Quote every line of the data below as it stands, omitting pictures.

====== GIVEN DATA

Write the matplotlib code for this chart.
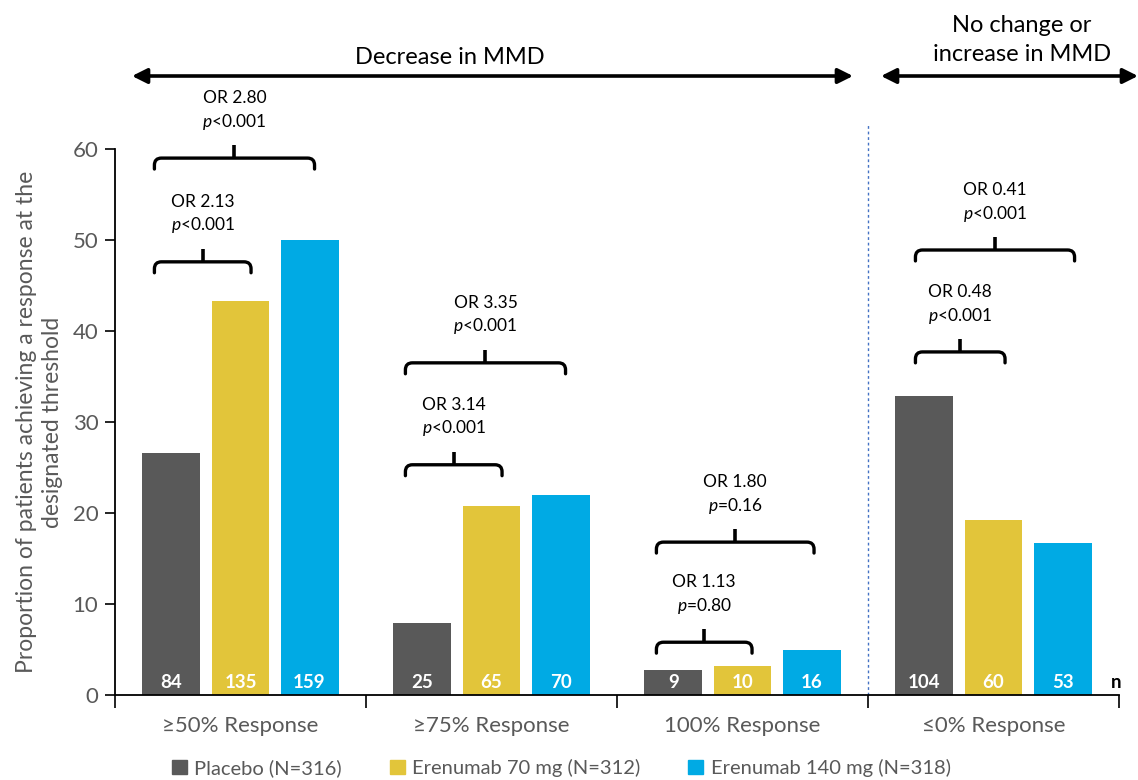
import matplotlib
matplotlib.use("Agg")
import matplotlib.pyplot as plt
from matplotlib.path import Path
from matplotlib.patches import PathPatch, Patch
import numpy as np

plt.rcParams['font.family'] = ['Lato', 'DejaVu Sans']
plt.rcParams['mathtext.fontset'] = 'custom'
plt.rcParams['mathtext.rm'] = 'Lato'
plt.rcParams['mathtext.it'] = 'Lato:italic'

# ---- data ----
categories = ['≥50% Response', '≥75% Response', '100% Response', '≤0% Response']
groups = ['Placebo (N=316)', 'Erenumab 70 mg (N=312)', 'Erenumab 140 mg (N=318)']
placebo_pct = [26.6, 7.9, 2.8, 32.9]
e70_pct = [43.3, 20.8, 3.2, 19.2]
e140_pct = [50.0, 22.0, 5.0, 16.7]
placebo_n = [84, 25, 9, 104]
e70_n = [135, 65, 10, 60]
e140_n = [159, 70, 16, 53]
or70 = ['2.13', '3.14', '1.13', '0.48']
p70 = ['<0.001', '<0.001', '=0.80', '<0.001']
or140 = ['2.80', '3.35', '1.80', '0.41']
p140 = ['<0.001', '<0.001', '=0.16', '<0.001']
bracket70_y = [47.6, 25.3, 5.8, 37.7]
bracket140_y = [59.0, 36.5, 16.8, 48.9]
yticks = [0, 10, 20, 30, 40, 50, 60]

# bracket end offsets relative to the bar centres (axis units)
bracket_left_off = [-0.068, -0.068, -0.068, -0.036]
bracket70_right_off = [0.042, 0.042, 0.038, 0.046]
bracket140_right_off = [0.02, 0.02, 0.01, 0.048]

colors = ['#595959', '#E2C53A', '#00AAE4']
grey_txt = '#595959'

fig = plt.figure(figsize=(11.38, 7.80), dpi=100)
ax = fig.add_axes([115 / 1138, 85 / 780, 1004 / 1138, 546 / 780])

x = np.arange(len(categories))
width = 0.231
step = 0.275
series = [(placebo_pct, placebo_n), (e70_pct, e70_n), (e140_pct, e140_n)]
for k, (vals, ns) in enumerate(series):
    xs = x + (k - 1) * step
    ax.bar(xs, vals, width=width, color=colors[k], label=groups[k], zorder=2)
    for xi, n in zip(xs, ns):
        ax.text(xi, 1.35, str(n), ha='center', va='center', color='white',
                fontsize=13.5, fontweight='bold', zorder=3)

ax.set_xlim(-0.5, 3.5)
ax.set_ylim(0, 60)
ax.set_yticks(yticks)
ax.tick_params(axis='y', direction='out', length=7, width=1.2, colors='black',
               labelcolor=grey_txt, labelsize=16, pad=5)
ax.set_xticks(x)
ax.set_xticklabels(categories)
ax.tick_params(axis='x', which='major', length=0, labelcolor=grey_txt,
               labelsize=16, pad=15)
ax.set_xticks([-0.5, 0.5, 1.5, 2.5, 3.5], minor=True)
ax.tick_params(axis='x', which='minor', direction='out', length=9, width=1.2)
for s in ['top', 'right']:
    ax.spines[s].set_visible(False)
for s in ['left', 'bottom']:
    ax.spines[s].set_linewidth(1.3)

ax.set_ylabel('Proportion of patients achieving a response at the\ndesignated threshold',
              color=grey_txt, fontsize=16.5, linespacing=1.3)
ax.yaxis.set_label_coords(-0.052, 0.5)

# "n" marker at the end of the axis
ax.text(3.49, 1.35, 'n', ha='center', va='center', fontsize=13.5,
        fontweight='bold', color='black')

# dashed separator between decrease and no-change groups
ax.plot([2.5, 2.5], [0, 62.6], ls=(0, (2, 2)), lw=1.0, color='#4472C4',
        clip_on=False, zorder=1)


def bracket(x_left, x_right, y):
    rx, ry = 0.028, 0.77
    drop, rise = 1.2, 1.45
    verts = [(x_left, y - drop), (x_left, y - ry), (x_left, y), (x_left + rx, y),
             (x_right - rx, y), (x_right, y), (x_right, y - ry), (x_right, y - drop)]
    codes = [Path.MOVETO, Path.LINETO, Path.CURVE3, Path.CURVE3,
             Path.LINETO, Path.CURVE3, Path.CURVE3, Path.LINETO]
    ax.add_patch(PathPatch(Path(verts, codes), fill=False, lw=2.4, ec='black',
                           capstyle='round', joinstyle='round', clip_on=False, zorder=4))
    xc = (x_left + x_right) / 2
    ax.plot([xc, xc], [y, y + rise], color='black', lw=2.6, solid_capstyle='butt',
            clip_on=False, zorder=4)
    return xc


for i in range(len(categories)):
    left = x[i] - step + bracket_left_off[i]
    specs = [(bracket70_y[i], or70[i], p70[i], x[i] + bracket70_right_off[i]),
             (bracket140_y[i], or140[i], p140[i], x[i] + step + bracket140_right_off[i])]
    for yb, o, p, right in specs:
        xc = bracket(left, right, yb)
        ax.text(xc, yb + 6.6, f'OR {o}', ha='center', va='center', fontsize=12.5)
        ax.text(xc, yb + 4.0, f'$p${p}', ha='center', va='center', fontsize=12.5)


# top direction arrows
def fig_pt(px, py):
    return (px / 1138, 1 - py / 780)


arrow_kw = dict(arrowstyle='<|-|>,head_length=0.9,head_width=0.45', lw=2.6,
                color='black', shrinkA=0, shrinkB=0)
ax.annotate('', xy=fig_pt(132, 76), xytext=fig_pt(853, 76), xycoords='figure fraction',
            textcoords='figure fraction', arrowprops=arrow_kw, annotation_clip=False)
ax.annotate('', xy=fig_pt(881, 76), xytext=fig_pt(1138, 76), xycoords='figure fraction',
            textcoords='figure fraction', arrowprops=arrow_kw, annotation_clip=False)
fig.text(*fig_pt(450, 58), 'Decrease in MMD', ha='center', va='center', fontsize=17)
fig.text(*fig_pt(1022, 40), 'No change or\nincrease in MMD', ha='center', va='center',
         fontsize=17, linespacing=1.45)

handles = [Patch(color=c) for c in colors]
fig.legend(handles, groups, loc='center', bbox_to_anchor=(0.493, 12 / 780), ncol=3,
           frameon=False, fontsize=14.5, handlelength=0.75, handleheight=0.75,
           handletextpad=0.35, columnspacing=2.4, labelcolor=grey_txt, borderpad=0)

fig.savefig('out.png', dpi=100)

============

OUTPUT OF THE TASK —
Write the matplotlib code for this chart.
import matplotlib
matplotlib.use("Agg")
import matplotlib.pyplot as plt
from matplotlib.path import Path
from matplotlib.patches import PathPatch, Patch
import numpy as np

plt.rcParams['font.family'] = ['Lato', 'DejaVu Sans']
plt.rcParams['mathtext.fontset'] = 'custom'
plt.rcParams['mathtext.rm'] = 'Lato'
plt.rcParams['mathtext.it'] = 'Lato:italic'

# ---- data ----
categories = ['≥50% Response', '≥75% Response', '100% Response', '≤0% Response']
groups = ['Placebo (N=316)', 'Erenumab 70 mg (N=312)', 'Erenumab 140 mg (N=318)']
placebo_pct = [26.6, 7.9, 2.8, 32.9]
e70_pct = [43.3, 20.8, 3.2, 19.2]
e140_pct = [50.0, 22.0, 5.0, 16.7]
placebo_n = [84, 25, 9, 104]
e70_n = [135, 65, 10, 60]
e140_n = [159, 70, 16, 53]
or70 = ['2.13', '3.14', '1.13', '0.48']
p70 = ['<0.001', '<0.001', '=0.80', '<0.001']
or140 = ['2.80', '3.35', '1.80', '0.41']
p140 = ['<0.001', '<0.001', '=0.16', '<0.001']
bracket70_y = [47.6, 25.3, 5.8, 37.7]
bracket140_y = [59.0, 36.5, 16.8, 48.9]
yticks = [0, 10, 20, 30, 40, 50, 60]

# bracket end offsets relative to the bar centres (axis units)
bracket_left_off = [-0.068, -0.068, -0.068, -0.036]
bracket70_right_off = [0.042, 0.042, 0.038, 0.046]
bracket140_right_off = [0.02, 0.02, 0.01, 0.048]

colors = ['#595959', '#E2C53A', '#00AAE4']
grey_txt = '#595959'

fig = plt.figure(figsize=(11.38, 7.80), dpi=100)
ax = fig.add_axes([115 / 1138, 85 / 780, 1004 / 1138, 546 / 780])

x = np.arange(len(categories))
width = 0.231
step = 0.275
series = [(placebo_pct, placebo_n), (e70_pct, e70_n), (e140_pct, e140_n)]
for k, (vals, ns) in enumerate(series):
    xs = x + (k - 1) * step
    ax.bar(xs, vals, width=width, color=colors[k], label=groups[k], zorder=2)
    for xi, n in zip(xs, ns):
        ax.text(xi, 1.35, str(n), ha='center', va='center', color='white',
                fontsize=13.5, fontweight='bold', zorder=3)

ax.set_xlim(-0.5, 3.5)
ax.set_ylim(0, 60)
ax.set_yticks(yticks)
ax.tick_params(axis='y', direction='out', length=7, width=1.2, colors='black',
               labelcolor=grey_txt, labelsize=16, pad=5)
ax.set_xticks(x)
ax.set_xticklabels(categories)
ax.tick_params(axis='x', which='major', length=0, labelcolor=grey_txt,
               labelsize=16, pad=15)
ax.set_xticks([-0.5, 0.5, 1.5, 2.5, 3.5], minor=True)
ax.tick_params(axis='x', which='minor', direction='out', length=9, width=1.2)
for s in ['top', 'right']:
    ax.spines[s].set_visible(False)
for s in ['left', 'bottom']:
    ax.spines[s].set_linewidth(1.3)

ax.set_ylabel('Proportion of patients achieving a response at the\ndesignated threshold',
              color=grey_txt, fontsize=16.5, linespacing=1.3)
ax.yaxis.set_label_coords(-0.052, 0.5)

# "n" marker at the end of the axis
ax.text(3.49, 1.35, 'n', ha='center', va='center', fontsize=13.5,
        fontweight='bold', color='black')

# dashed separator between decrease and no-change groups
ax.plot([2.5, 2.5], [0, 62.6], ls=(0, (2, 2)), lw=1.0, color='#4472C4',
        clip_on=False, zorder=1)


def bracket(x_left, x_right, y):
    rx, ry = 0.028, 0.77
    drop, rise = 1.2, 1.45
    verts = [(x_left, y - drop), (x_left, y - ry), (x_left, y), (x_left + rx, y),
             (x_right - rx, y), (x_right, y), (x_right, y - ry), (x_right, y - drop)]
    codes = [Path.MOVETO, Path.LINETO, Path.CURVE3, Path.CURVE3,
             Path.LINETO, Path.CURVE3, Path.CURVE3, Path.LINETO]
    ax.add_patch(PathPatch(Path(verts, codes), fill=False, lw=2.4, ec='black',
                           capstyle='round', joinstyle='round', clip_on=False, zorder=4))
    xc = (x_left + x_right) / 2
    ax.plot([xc, xc], [y, y + rise], color='black', lw=2.6, solid_capstyle='butt',
            clip_on=False, zorder=4)
    return xc


for i in range(len(categories)):
    left = x[i] - step + bracket_left_off[i]
    specs = [(bracket70_y[i], or70[i], p70[i], x[i] + bracket70_right_off[i]),
             (bracket140_y[i], or140[i], p140[i], x[i] + step + bracket140_right_off[i])]
    for yb, o, p, right in specs:
        xc = bracket(left, right, yb)
        ax.text(xc, yb + 6.6, f'OR {o}', ha='center', va='center', fontsize=12.5)
        ax.text(xc, yb + 4.0, f'$p${p}', ha='center', va='center', fontsize=12.5)


# top direction arrows
def fig_pt(px, py):
    return (px / 1138, 1 - py / 780)


arrow_kw = dict(arrowstyle='<|-|>,head_length=0.9,head_width=0.45', lw=2.6,
                color='black', shrinkA=0, shrinkB=0)
ax.annotate('', xy=fig_pt(132, 76), xytext=fig_pt(853, 76), xycoords='figure fraction',
            textcoords='figure fraction', arrowprops=arrow_kw, annotation_clip=False)
ax.annotate('', xy=fig_pt(881, 76), xytext=fig_pt(1138, 76), xycoords='figure fraction',
            textcoords='figure fraction', arrowprops=arrow_kw, annotation_clip=False)
fig.text(*fig_pt(450, 58), 'Decrease in MMD', ha='center', va='center', fontsize=17)
fig.text(*fig_pt(1022, 40), 'No change or\nincrease in MMD', ha='center', va='center',
         fontsize=17, linespacing=1.45)

handles = [Patch(color=c) for c in colors]
fig.legend(handles, groups, loc='center', bbox_to_anchor=(0.493, 12 / 780), ncol=3,
           frameon=False, fontsize=14.5, handlelength=0.75, handleheight=0.75,
           handletextpad=0.35, columnspacing=2.4, labelcolor=grey_txt, borderpad=0)

fig.savefig('out.png', dpi=100)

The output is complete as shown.